Companies need to have codes of ethics and conduct that provide guidance in the ethical and legal handling of business matter. As well, there needs to be a mechanism in place, that allows employees to report any unethical or illegal activity without any fear of retribution. The audit committee should oversee the company’s legal and regulatory compliances and establish procedures for the confidential receipt, investigation, and handling of all complaints.

Many of the new requirements increase both the personal risk and the time commitment for each individual director, thus often making it harder to fill Board seats with financially savvy, qualified directors. As directors become harder to find, Board size and Board compensation, which in public companies has risen over 75% in the past five years, will also become issues.

Further, as banks, insurance companies, and other service providers adopt and come to expect these new practices from their public company clients, it is inevitable that they will begin to look toward private companies to meet these same standards. Thus, private companies are wise to let these new rules begin to script their governance practices to ensure that they are less likely to be susceptible to the very problems that have led to the enactment of new governance regulations.
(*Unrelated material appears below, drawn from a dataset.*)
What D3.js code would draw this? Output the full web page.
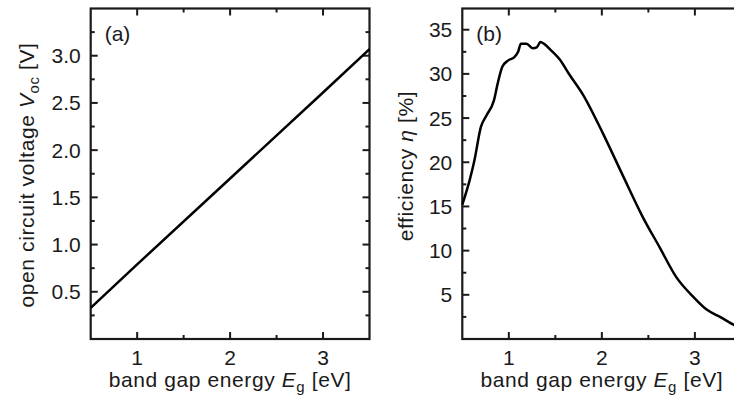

As these new practices continue to evolve, governance initiatives will continue to be designed to ensure the ethical, legal, and responsible enterprise behavior that ensures good corporate performance in times of success and during times of crisis. While businesses exist to serve their stakeholders, they also exist to serve their greater society and civilization. The adoption of governance best practices increases the likelihood that leadership will provide the desired corporate performance while confidently tracking the right course into the future.


¹ Such as, retaliation against whistle blowers, destruction of documents, looking the other way, fraudulently influencing auditors, and other new securities fraud offenses.

² Many maximum jail terms for white-collar crimes are now often in excess of those for such criminal acts such as armed robbery, assault, and negligent murder.